Markert is a brisk and stern taskmaster, first demonstrating a new routine to his girls, then letting them try it, then throwing up his arms in dismay and flinging himself into the group to dance with them. [He] is a kindly man who clucks over his girls, and calls them “my dancing daughters” … [If] anybody falters during a performance, even so slightly that the audience would never notice, he sinks into private pits of black despair.”
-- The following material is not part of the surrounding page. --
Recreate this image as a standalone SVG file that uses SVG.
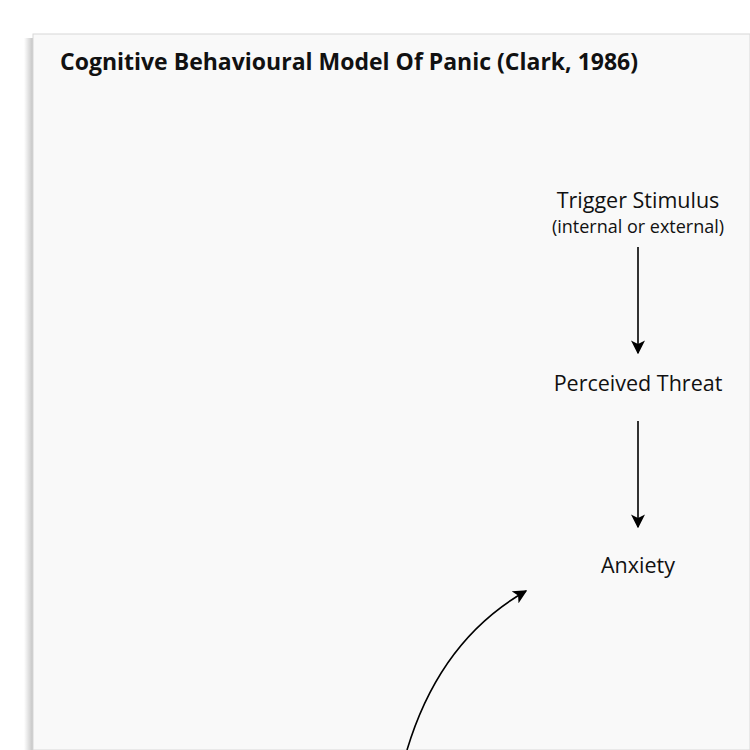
<svg xmlns="http://www.w3.org/2000/svg" width="750" height="750" viewBox="0 0 750 750">
<defs>
<linearGradient id="sh" x1="0" x2="1"><stop offset="0" stop-color="#fff"/><stop offset="1" stop-color="#bdbdbd"/></linearGradient>
<marker id="ah" viewBox="0 0 10 10" refX="9" refY="5" markerWidth="14" markerHeight="14" markerUnits="userSpaceOnUse" orient="auto"><path d="M0,0 L10,5 L0,10 L2.5,5 z" fill="#000"/></marker>
<style>.t{font-family:"Open Sans","Liberation Sans",sans-serif;fill:#111;text-anchor:middle}.c{stroke:#000;stroke-width:1.6;fill:none;marker-end:url(#ah)}</style>
</defs>
<rect width="750" height="750" fill="#fff"/>
<rect x="24" y="38" width="10" height="712" fill="url(#sh)"/>
<rect x="33" y="34" width="717" height="716" fill="#f9f9f9" stroke="#d8d8d8" stroke-width="1"/>
<text x="60" y="70" font-family="'Open Sans','Liberation Sans',sans-serif" font-weight="bold" font-size="23" fill="#111">Cognitive Behavioural Model Of Panic (Clark, 1986)</text>
<g id="trigger"><text class="t" x="638" y="208" font-size="21.5">Trigger Stimulus</text><text class="t" x="638" y="233" font-size="18">(internal or external)</text></g>
<g id="threat"><text class="t" x="638" y="391" font-size="21.5">Perceived Threat</text></g>
<g id="anxiety"><text class="t" x="638" y="573" font-size="21.5">Anxiety</text></g>
<g id="connectors">
<line class="c" x1="638" y1="247" x2="638" y2="353"/>
<line class="c" x1="638" y1="421" x2="638" y2="527"/>
<path class="c" d="M407,750 Q440,640 526,591"/>
</g>
</svg>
Of the first-year Rockettes themselves who were featured in the issue — young women who hailed from small towns in Maine, Ohio, Massachusetts and Pennsylvania — LIFE wrote (utterly demystifying any notion that anyone might still harbor of the glamorous life a young dancer leads in the Big Apple):
Each more frightened than the other, they decided to join forces in a city that turned to be even more perilous than they had imagined. They paid $300 a month for a shabby two-room apartment in a run-down hotel — and nobody told them they were being overcharged. They were snapped at by waitresses and cabbies and pushed and shoved about in the subway. But four times a day they changed into spangles and feathers and make-up and danced before 6,200 patrons who had paid to see them.
All these years later, at least that part of the story remains unchanged. After all the hard work and hard knocks and sore muscles and self-doubts, the Rockettes head out on stage and there — eagerly waiting, happily anticipating — are thousands of men, women and (of course) children who have come from near and far to see them.
How many of us, after all, can say that about our jobs?